Creating and updating files#

To create a single file, send a POST /v3/files request with a JSON file payload.

Example file payload

{
  "storage_identifier": "file-id",
  "pathname": "/data/file.txt",
  "csc_project": "csc_project",
  "size": 1024,
  "storage_service": "ida",
  "checksum": "md5:f00f1234",
  "frozen": "2022-11-13T14:34:00Z",
  "modified": "2022-11-13T14:34:00Z"
}

To update a file, call PATCH /v3/files/<id> where the payload includes the field values you want to change. Use null to remove a field value.

Bulk file creation and updating#

It may be more convenient to operate on multiple files in a single request. There are bulk endpoints that accept an array of file objects:

/v3/files/put-many Create new files or replace existing files.
/v3/files/post-many Create new files. Error if file already exists.
/v3/files/patch-many Partially update existing files. Error if file does not exist.
/v3/files/delete-many Deletes existing files. Error if file does not exist.

The bulk endpoints support omitting the Metax file id if the storage service and file identifier in the storage are specified: {"storage_identifier": <external id>, "storage_service": <service>}. When replacing an existing file, put-many will attempt to clear any existing file fields that are not specified in the request.

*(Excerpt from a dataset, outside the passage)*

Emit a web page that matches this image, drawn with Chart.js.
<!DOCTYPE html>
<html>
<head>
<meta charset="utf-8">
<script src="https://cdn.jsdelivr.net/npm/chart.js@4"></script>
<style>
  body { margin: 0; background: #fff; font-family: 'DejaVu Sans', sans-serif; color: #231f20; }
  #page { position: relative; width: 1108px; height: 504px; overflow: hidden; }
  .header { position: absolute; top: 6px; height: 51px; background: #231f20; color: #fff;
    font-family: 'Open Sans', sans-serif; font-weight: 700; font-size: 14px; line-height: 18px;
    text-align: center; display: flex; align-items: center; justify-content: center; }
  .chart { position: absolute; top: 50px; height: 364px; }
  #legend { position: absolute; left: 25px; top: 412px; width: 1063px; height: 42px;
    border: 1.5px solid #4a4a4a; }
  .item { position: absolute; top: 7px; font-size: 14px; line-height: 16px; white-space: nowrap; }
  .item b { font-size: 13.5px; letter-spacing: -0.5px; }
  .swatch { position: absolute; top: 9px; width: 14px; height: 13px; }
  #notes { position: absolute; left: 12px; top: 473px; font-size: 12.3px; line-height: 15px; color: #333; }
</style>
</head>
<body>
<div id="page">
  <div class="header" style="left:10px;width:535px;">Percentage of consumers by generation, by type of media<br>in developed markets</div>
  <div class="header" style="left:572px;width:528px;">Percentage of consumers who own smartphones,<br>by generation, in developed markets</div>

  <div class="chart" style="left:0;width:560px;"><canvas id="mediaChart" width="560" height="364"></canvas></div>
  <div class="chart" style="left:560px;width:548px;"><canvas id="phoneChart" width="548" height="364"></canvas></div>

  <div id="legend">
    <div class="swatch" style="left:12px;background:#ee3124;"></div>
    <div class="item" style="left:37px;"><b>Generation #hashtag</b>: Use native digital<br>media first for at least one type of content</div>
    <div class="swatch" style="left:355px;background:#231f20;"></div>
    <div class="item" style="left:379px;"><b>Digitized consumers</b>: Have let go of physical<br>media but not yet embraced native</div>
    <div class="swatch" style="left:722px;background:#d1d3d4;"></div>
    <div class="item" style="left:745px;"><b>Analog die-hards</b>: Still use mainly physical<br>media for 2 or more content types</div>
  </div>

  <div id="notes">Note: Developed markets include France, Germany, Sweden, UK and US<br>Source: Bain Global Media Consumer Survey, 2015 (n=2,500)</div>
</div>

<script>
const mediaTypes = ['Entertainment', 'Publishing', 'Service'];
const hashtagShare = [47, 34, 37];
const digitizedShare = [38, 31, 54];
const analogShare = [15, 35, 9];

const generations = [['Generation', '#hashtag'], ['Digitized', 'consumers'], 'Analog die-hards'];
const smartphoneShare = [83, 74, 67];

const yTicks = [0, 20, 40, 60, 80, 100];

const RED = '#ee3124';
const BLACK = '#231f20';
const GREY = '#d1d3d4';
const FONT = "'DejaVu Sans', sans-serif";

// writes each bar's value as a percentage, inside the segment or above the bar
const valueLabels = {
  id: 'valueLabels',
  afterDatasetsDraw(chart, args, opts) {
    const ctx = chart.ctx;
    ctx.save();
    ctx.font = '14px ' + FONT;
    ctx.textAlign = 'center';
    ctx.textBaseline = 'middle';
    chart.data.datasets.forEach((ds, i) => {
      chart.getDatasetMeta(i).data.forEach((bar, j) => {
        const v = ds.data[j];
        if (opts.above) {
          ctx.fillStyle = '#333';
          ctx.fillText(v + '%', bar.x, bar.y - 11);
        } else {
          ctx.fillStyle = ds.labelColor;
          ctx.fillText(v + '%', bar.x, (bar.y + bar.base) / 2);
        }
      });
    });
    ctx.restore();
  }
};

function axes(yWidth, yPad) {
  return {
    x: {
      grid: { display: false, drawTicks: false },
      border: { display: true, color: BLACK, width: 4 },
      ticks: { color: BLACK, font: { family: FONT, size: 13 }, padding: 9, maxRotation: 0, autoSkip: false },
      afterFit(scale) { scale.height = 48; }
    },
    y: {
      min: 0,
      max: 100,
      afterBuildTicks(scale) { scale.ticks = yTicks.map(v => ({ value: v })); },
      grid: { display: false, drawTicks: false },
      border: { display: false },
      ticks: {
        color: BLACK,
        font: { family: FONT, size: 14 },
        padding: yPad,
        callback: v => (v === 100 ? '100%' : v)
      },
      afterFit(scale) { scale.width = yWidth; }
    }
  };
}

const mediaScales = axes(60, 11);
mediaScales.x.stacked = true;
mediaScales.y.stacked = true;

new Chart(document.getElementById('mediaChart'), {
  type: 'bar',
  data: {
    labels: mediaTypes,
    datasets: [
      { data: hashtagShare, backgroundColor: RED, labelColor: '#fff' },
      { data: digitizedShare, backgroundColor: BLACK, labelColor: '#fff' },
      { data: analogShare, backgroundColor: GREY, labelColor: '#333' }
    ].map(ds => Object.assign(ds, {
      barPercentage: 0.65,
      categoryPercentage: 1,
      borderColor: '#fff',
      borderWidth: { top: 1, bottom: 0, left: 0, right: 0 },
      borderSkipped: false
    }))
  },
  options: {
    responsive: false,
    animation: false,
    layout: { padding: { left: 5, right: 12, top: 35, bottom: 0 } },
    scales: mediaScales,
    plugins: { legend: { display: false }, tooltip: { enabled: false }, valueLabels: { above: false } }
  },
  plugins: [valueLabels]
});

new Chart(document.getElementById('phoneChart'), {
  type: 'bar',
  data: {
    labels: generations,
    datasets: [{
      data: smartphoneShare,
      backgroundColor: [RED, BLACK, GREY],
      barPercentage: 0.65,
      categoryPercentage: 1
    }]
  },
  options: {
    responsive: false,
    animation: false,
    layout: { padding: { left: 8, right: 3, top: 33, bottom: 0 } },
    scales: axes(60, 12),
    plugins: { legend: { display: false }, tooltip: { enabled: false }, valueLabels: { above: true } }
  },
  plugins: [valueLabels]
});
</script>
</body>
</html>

The response of the bulk file operations is in the following shape:

{
  "success": [
    {
      "object": <created/updated file object>,
      "action": <action "insert", "update" or "delete">
    },
    ...
  ]
  "failed": [
    {
      "object": <failed input object>,
      "errors": <object describing errors>
    }
  ]
}

By default, any errors in a creating or updating a file cause the entire request to fail with a 400 status code, with the failed objects listed in the failed array. When the query parameter ignore_errors is enabled, the response code will be

200 when everything was successful
207 when there were both successful and failed operations
400 when all operations failed.

Note

The 207 Multi-Status code is defined in the WebDAV protocol and is not part of the standard HTTP codes. Metax does not implement WebDAV and only uses the code to indicate that a request was partially successful.

Files API fields#

File object fields#

Bolded fields are required when creating a file.

Field	key	value	read only
Metax identifier	id	uuid	x
Storage service	storage_service	str
CSC project identifier	csc_project*	str
File identifier in external service	storage_identifier*	str
File path	pathname	str, e.g. /data/file.txt
File name (determined from path)	filename	str, e.g. file.txt	x
Freeze date in external service	frozen	datetime
When file was removed from service	removed	datetime (null if not removed)	x
Modification date in external service	modified	datetime
File size in bytes	size	int
Checksum	checksum	str, e.g. md5:ffa123f...
Is PAS compatible	is_pas_compatible	bool or null
Dataset-specific metadata	dataset_metadata**	object	x
User	user	str
Is PAS process running	pas_process_running***	bool

* Required depending on storage service.

** Only available when viewing files of a dataset.

*** Only PAS user can update this field. Default: False.

Directory object fields#

Field	key	value
Earliest file modification date	created	datetime
Most recent modification date of file	modified	datetime
Storage service	storage_service	str
CSC project identifier	csc_project	str
Directory name	name	str, e.g. subdir
Directory path	pathname	str ending with `/`, e.g. /data/subdir/
Dataset-specific metadata	dataset_metadata*	object
Total file count incl. subdirectories	file_count	int
Number of files in some public dataset	published_file_count**	int
Total byte size incl. subdirectories	size	int

* Only available when viewing directories of a dataset.

** Only available when using count_published query parameter.